The various cliques of trade unionists have invited people to vote for different presidential candidates, pro-government or pro-opposition. With this action, the union leaderships once again showed their role as supporters of the capitalist regime and allies of the bosses.
The only way out of the crisis will emerge from the workers’ mobilization and strike, freed from electoralism and parliamentarianism.
The new president will lead a government that will continue to administer the interests of the bourgeoisie and imperialism, which will assume the defense of the national economy. The vaunted economic recovery will only be possible on the basis of low wages, long working hours, unsafe working conditions, and curtailed health care and public services. The new government will continue to shift the burden of the crisis onto the workers, and announcements of economic growth will be accompanied by hunger, misery and unemployment for the majority.
Considering that right now a family of five needs at least the equivalent of $1,200 a month to access all basic goods and services, workers must unite and resume the strike, without notice, without minimum services and indefinitely, with demands for a significant increase in wages and pensions and safe workplace conditions and environments.
This will require workers to move beyond the treacherous union, confederation and federation directions that keep them divided and demobilized. It is necessary for real class unions to emerge in the thick of the struggle. On this road it is important to promote assemblies, grassroots organizing, in companies and workplaces. But above all, workers must organize locally, integrating active, retired and unemployed workers outside the companies and forming a regional and national network. All of these grassroots organizations must come together in a Unified Class Union Front, in which workers unite regardless of which union they are affiliated with and regardless of their political or party preference, nationality or occupation.

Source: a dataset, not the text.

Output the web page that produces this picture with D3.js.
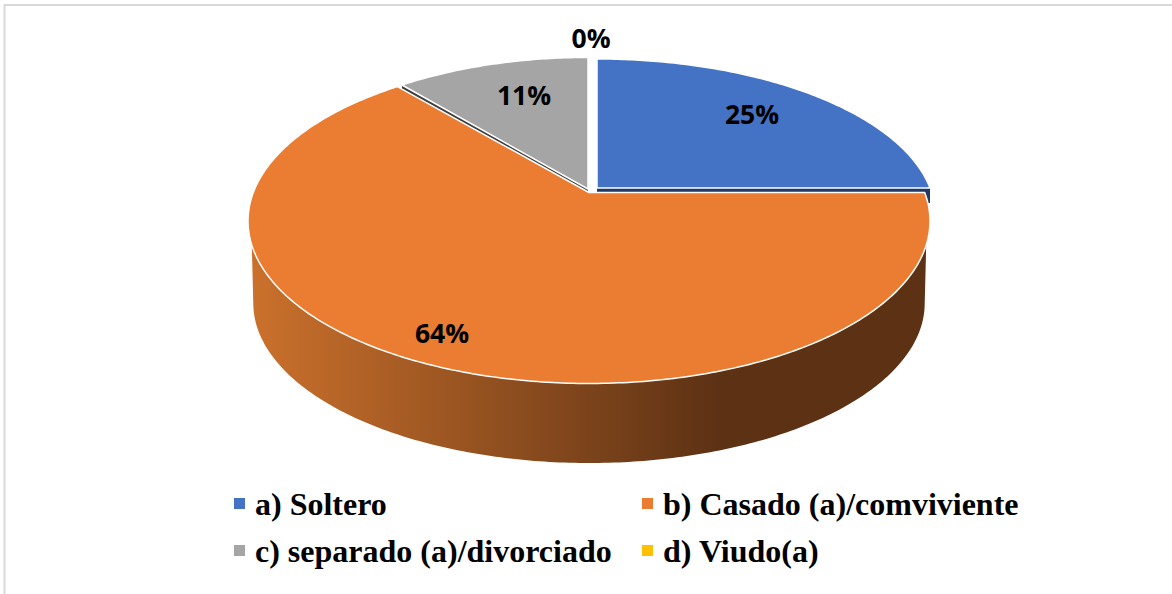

While opportunist parties and trade unionists call on workers to unite in defense of the homeland and the national economy, this Single Trade Union Front must promote unity for winning higher wages and pensions and for paying full wages to the unemployed. While opportunists and trade unionists promote unity between the exploited and the exploiters, this Trade Union Single Front must promote the unity of the working class against its domestic or foreign, public or private, national or multinational exploiters.
All these tragedies suffered by wage-workers and the oppressed masses, resulting from capitalist exploitation, can only be overcome by the overthrow of capitalism and its replacement by a communist society. Only communism will end the regime of insane overproduction, waste and perpetual threats to the planet’s ecology.
But this can never be achieved through the methods of democracy, voting and parliamentarianism.
It can only be achieved through the seizure of power by the only force that can transform society: the working class, led by the International Communist Party.
The seizure of political power and the establishment of the dictatorship of the proletariat is the political goal to be pursued by the workers’
movement worldwide in opposition to bourgeois democracy. All immediate claim struggles must converge in this political direction.